Lagi-lagi kembali ke diri kita sendiri, seberapa jauh kita mau mencari pengetahuan dan seberapa lebar kita mau membuka diri. Saya baca postingan di Facebook yang bilang pendidikan di Indonesia jelek karena gurunya tidak menjelaskan kenapa pengetahuan itu berguna. Padahal di Amerika sini juga sama, banyak banget saya lihat postingan yang komplain bilang pelajaran yang mereka dapatkan tidak berguna di kehidupan nyata. Masalahnya nggak mungkin satu-persatu dijelaskan kenapa ini/itu berguna. Selain keterbatasan waktu manusia, juga ada faktor ke-ndableg-an manusia, alias sudah diinfo tapi masih tidak mau mengerti. Yang bisa kita lakukan adalah menganggap semua pengetahuan (dan orang) itu punya potensi untuk berguna, jadi kita lebih melapangkan diri untuk menerimanya. Mau dipakai atau tidak ya urusan nanti.
Mungkin banyak dari anda heran kenapa saya sibuk ngurusin agama orang. Saya tidak ngurusin agama orang, catet, saya ngurusin saudara sebangsa setanah air saya. Dari sebelum saya diboyong ke Amerika saya sudah percaya kalau Indonesia punya potensi besar. Sekarang saya di Amerika saya tambah yakin kalau Indonesia (dan orang-orangnya) bisa jadi jauh lebih besar dan lebih berjaya daripada negara lain. Dari segi jumlah manusianya saja, kita bisa dengan mudah melibas negara lain. Bagaimana tidak, Indonesia yang internetnya lelet dan jaringannya amat sangat terbatas bisa punya pengguna Facebook terbanyak nomor 4 di dunia. Padahal dari sebanyak itu mungkin cuma sepersekian yang mengerti bahwa untuk menggunakan Facebook mereka sebenarnya terhubung dengan internet. Nggak, saya nggak bercanda. Banyak pengguna Facebook di Indonesia yang disurvey bilangnya nggak pernah 'menyentuh' internet padahal mereka selalu online di Facebook BBM dan sebagainya. Bukan karena mereka bohong, tapi karena mereka memang tidak mengerti. Terbayang tidak kalau orang Indonesia bisa 'melek' internet dan sinyal internet di Indonesia lebih bagus dan merata? Belum lagi sifat dasar orang Indonesia yang dasarnya tidak manja dan pantang menyerah, dan kemampuan kita menyerap bahasa asing yang sangat cepat. Orang Indonesia itu pejuang tangguh banget deh. Makanya kalau dengar orang Indonesia yang berpikiran sempit rasanya gimana gitu.

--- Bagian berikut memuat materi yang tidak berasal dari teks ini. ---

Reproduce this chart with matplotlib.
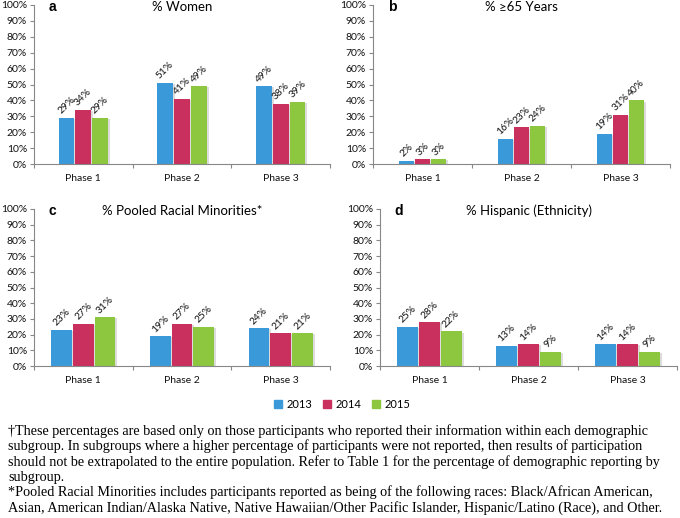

Tapi terlepas untuk apa saya mengurusi orang lain, punya pengetahuan luas itu sangat menyenangkan lho. Yang paling 'berasa' sih saat saya bisa membandingkan kondisi saya dengan orang lain, dan merasa bersyukur karenanya. Kalau saya tidak repot-repot baca berita tentang negara lain atau berusaha mengerti orang lain, mungkin saya tidak tahu seberapa beruntungnya diri saya dibandingkan sekian banyak orang lain di dunia ini. Kalau saya tidak buka mata dan buka hati saat tinggal di Amerika sini, mungkin saya tidak tahu seberapa indah dan nyamannya sebenarnya Indonesia. Atau ya itu tadi, seberapa hebatnya orang Indonesia sebenarnya. Baca berita dan tahu tentang negara lain juga menumbuhkan empati dan simpati saya terhadap manusia keseluruhan. There are so many bad person in this world, but there are many good person as well; and we will never know which one's which without opening our mind and our heart. Di dunia ini ada begitu banyak orang yang tidak baik, namun ada begitu banyak orang baik juga; dan kita tidak akan tahu yang mana yang baik dan yang mana yang buruk kalau kita tidak mau membuka mata dan hati kita. Dunia itu indah lho. Sumpah.